Problem one, then therefore, in allowing employers to consider criminal backgrounds, is that most people committed “crimes” which aren’t even crimes.
Secondly, are we punishing people or rehabilitating them? This is the fundamental question that we’ve had to answer in the United States – and in fact, that every civilization has had to answer for itself throughout history. When you “punish” someone for committing a “crime” – however the word “crime” is defined by the local government – you’ve decided that you are not “rehabilitating” the person, but rather punishing them with the idea of deterring them in the future. Sometimes, if the crime is bad enough, and this varies from civilization to civilization, the punishment is rather final (life incarceration, mutilation or death). Most crimes, however, involve some level of “mild” (short term incarceration) to “extreme” (long term incarceration) “deterrence.”
So does it work? Clearly it doesn’t, because most people that get out of jail are to some degree recidivists innately, which means their proclivity is that they are going to commit crimes again. Yet sometimes they do so because jail has done the opposite of rehabilitating them. It’s hardened them, made them more bitter, angry, fearful, or, because of the horrible conditions in prisons, has forced them to commit crimes just to stay alive (such as an assault in order to fight off a rape). People come out of prisons sometimes with worse records than those they went in with, and always emerge from prison with more limited prospects then they had before. Even people who don’t want to be recidivists find that sometimes, they literally have very little choice but to do so in order to live any kind of lifestyle above the poverty line or to avoid public assistance.
There are plenty of people who go into prison and come out ready to commit more crime because that’s how they are and that’s how they will always be. I am not talking about those people.
On the other hand, if we are “rehabilitating” people, then the entire prison system is indictable as ridiculous. We put people in prisons for using drugs (see above), and instead of restricting their movements for the purpose of fundamental re-education, chaperoning, skill development, and counseling, in a nurturing and empowering atmosphere, which admittedly would require a massively greater investment then we already make, we throw these people into pretend “rehabilitation” situations where they once again have to scrape to survive. Are there limited success stories? Of course, yet those are the exceptions and not the rule.
If we decriminalize drugs and other victimless crimes, we would have far fewer people in prisons and far more money to invest in each person in order to make sure that the few people that did go to prison didn’t come out to become drains on society.
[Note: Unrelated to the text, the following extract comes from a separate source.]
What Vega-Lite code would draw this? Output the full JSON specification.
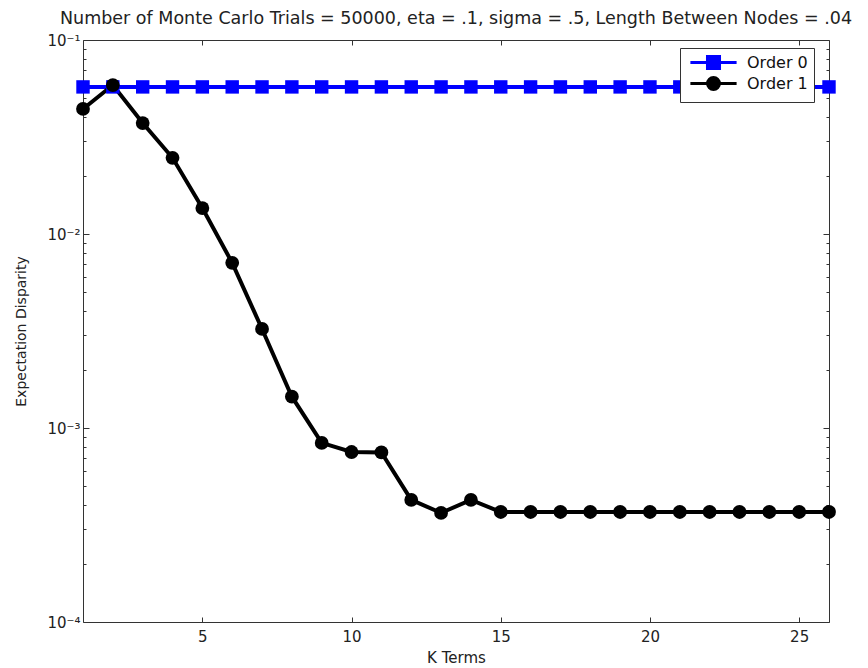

I therefore have a major problem with the idea that someone goes through the hell that prison represents and still can’t get a job. This goes doubly so for people who don’t even go to prison and who spend their time on probation or who paid a fine. Either we deem people who have paid their debt to society “clear” on the debt or we don’t. If we don’t, then let’s stop pretending that we do, tell these people that the minute they commit even one crime that they are done for life, and then throw them off the surface of the planet (because telling them that they are not going to be able to get a job is as good as).
Finally, and most insidiously, and most discomfortingly to those who have to discuss it and confront it, there is a race imbalance in the criminal justice system. You can argue all you like but it emerges from a fundamental economic and educational imbalance. That doesn’t matter. At the end of the day the imbalance still exists. Hispanics and Blacks are three and six times more likely, respectively, compared to a Caucasian, to have a criminal record. If you want to argue that’s entirely a matter of choice, you can do that, but it doesn’t matter why this statistic exists; it exists unless we confront it.
My final issue, therefore, is that allowing employers to consider criminal backgrounds is de facto discrimination because the Hispanic and Black minority candidates are three to six times more likely to have such a background to be examined in the first place.
Either we are going to make a better society including everyone and adapt to the future or we are going to close our eyes, stick our fingers in our ears, and pretend that we don’t have problems that we have.
I applaud the EEOC for doing this and it could only happen under an enlightened progressive administration. Elect a conservative president and we are going to start going in reverse once more because the EEOC is part of the Executive Branch and is not answerable either to the Supreme Court or to Congress.
As an Employment Rights Lawyer, I support the EEOC’s initiative. As an employer, I support the EEOC’s initiative. As an American and as a person with a conscience and common sense, I heartily support the EEOC’s decision.
More road repair work on the Journey to Justice.